___ Provided data

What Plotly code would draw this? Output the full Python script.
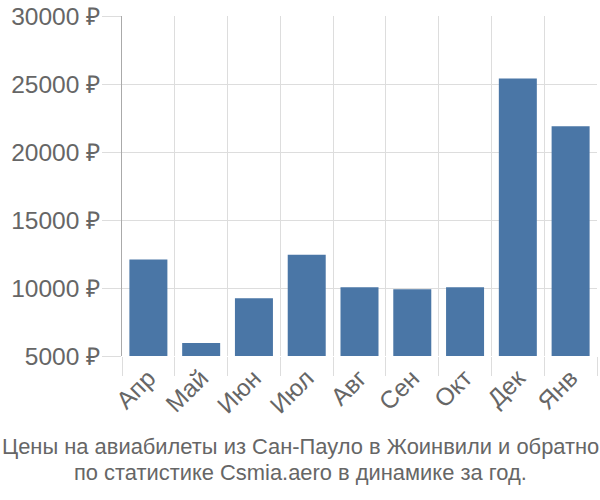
import plotly.graph_objects as go

months = ["Апр", "Май", "Июн", "Июл", "Авг", "Сен", "Окт", "Дек", "Янв"]
prices = [12100, 5950, 9250, 12450, 10050, 9900, 10050, 25400, 21900]
y_ticks = [5000, 10000, 15000, 20000, 25000, 30000]
y_labels = [f"{v} ₽" for v in y_ticks]
title_lines = ["Цены на авиабилеты из Сан-Пауло в Жоинвили и обратно",
               "по статистике Csmia.aero в динамике за год."]

x = list(range(len(months)))
fig = go.Figure(go.Bar(x=x, y=prices, width=0.72, marker=dict(color="#4a76a6", line=dict(width=0))))

fig.update_layout(
    width=600, height=500,
    margin=dict(l=122, r=3, t=14, b=144),
    paper_bgcolor="white", plot_bgcolor="white",
    font=dict(family="Liberation Sans, Arial, sans-serif", color="#666666"),
    showlegend=False,
)
fig.update_xaxes(
    range=[-0.5, len(months) - 0.5],
    tickvals=x, ticktext=months, tickangle=-45,
    tickfont=dict(size=24.5, color="#666666"),
    showgrid=False, ticks="", zeroline=False,
    showline=False, ticklabelstandoff=2,
    minor=dict(tick0=-0.5, dtick=1, showgrid=True, gridcolor="#dddddd", gridwidth=1,
               ticks="outside", ticklen=19, tickcolor="#dddddd", tickwidth=1),
)
fig.update_yaxes(
    range=[5000, 30000],
    tickvals=y_ticks, ticktext=y_labels,
    tickfont=dict(size=24.5, color="#666666"),
    showgrid=True, gridcolor="#dddddd", gridwidth=1,
    ticks="outside", ticklen=19, tickcolor="#dddddd",
    ticklabelstandoff=-3,
    showline=True, linecolor="#aaaaaa", linewidth=1,
    zeroline=False,
)
fig.add_shape(type="line", xref="x", x0=-0.5, x1=-0.5, yref="y", ysizemode="pixel",
              yanchor=5000, y0=0, y1=-19, line=dict(color="#aaaaaa", width=1))
for i, (line, shift) in enumerate(zip(title_lines, [-90, -116])):
    fig.add_annotation(
        text=line, xref="paper", yref="paper",
        x=0.5, y=0, xanchor="center", yanchor="middle", yshift=shift,
        xshift=-59.5,
        showarrow=False, align="center",
        font=dict(size=21.9, color="#666666"),
    )
fig.write_html("out.html")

______

» **Task to complete**
Output an exact copy of the material, with the pictures removed.

» **Solution for this exercise**
What Plotly code would draw this? Output the full Python script.
import plotly.graph_objects as go

months = ["Апр", "Май", "Июн", "Июл", "Авг", "Сен", "Окт", "Дек", "Янв"]
prices = [12100, 5950, 9250, 12450, 10050, 9900, 10050, 25400, 21900]
y_ticks = [5000, 10000, 15000, 20000, 25000, 30000]
y_labels = [f"{v} ₽" for v in y_ticks]
title_lines = ["Цены на авиабилеты из Сан-Пауло в Жоинвили и обратно",
               "по статистике Csmia.aero в динамике за год."]

x = list(range(len(months)))
fig = go.Figure(go.Bar(x=x, y=prices, width=0.72, marker=dict(color="#4a76a6", line=dict(width=0))))

fig.update_layout(
    width=600, height=500,
    margin=dict(l=122, r=3, t=14, b=144),
    paper_bgcolor="white", plot_bgcolor="white",
    font=dict(family="Liberation Sans, Arial, sans-serif", color="#666666"),
    showlegend=False,
)
fig.update_xaxes(
    range=[-0.5, len(months) - 0.5],
    tickvals=x, ticktext=months, tickangle=-45,
    tickfont=dict(size=24.5, color="#666666"),
    showgrid=False, ticks="", zeroline=False,
    showline=False, ticklabelstandoff=2,
    minor=dict(tick0=-0.5, dtick=1, showgrid=True, gridcolor="#dddddd", gridwidth=1,
               ticks="outside", ticklen=19, tickcolor="#dddddd", tickwidth=1),
)
fig.update_yaxes(
    range=[5000, 30000],
    tickvals=y_ticks, ticktext=y_labels,
    tickfont=dict(size=24.5, color="#666666"),
    showgrid=True, gridcolor="#dddddd", gridwidth=1,
    ticks="outside", ticklen=19, tickcolor="#dddddd",
    ticklabelstandoff=-3,
    showline=True, linecolor="#aaaaaa", linewidth=1,
    zeroline=False,
)
fig.add_shape(type="line", xref="x", x0=-0.5, x1=-0.5, yref="y", ysizemode="pixel",
              yanchor=5000, y0=0, y1=-19, line=dict(color="#aaaaaa", width=1))
for i, (line, shift) in enumerate(zip(title_lines, [-90, -116])):
    fig.add_annotation(
        text=line, xref="paper", yref="paper",
        x=0.5, y=0, xanchor="center", yanchor="middle", yshift=shift,
        xshift=-59.5,
        showarrow=False, align="center",
        font=dict(size=21.9, color="#666666"),
    )
fig.write_html("out.html")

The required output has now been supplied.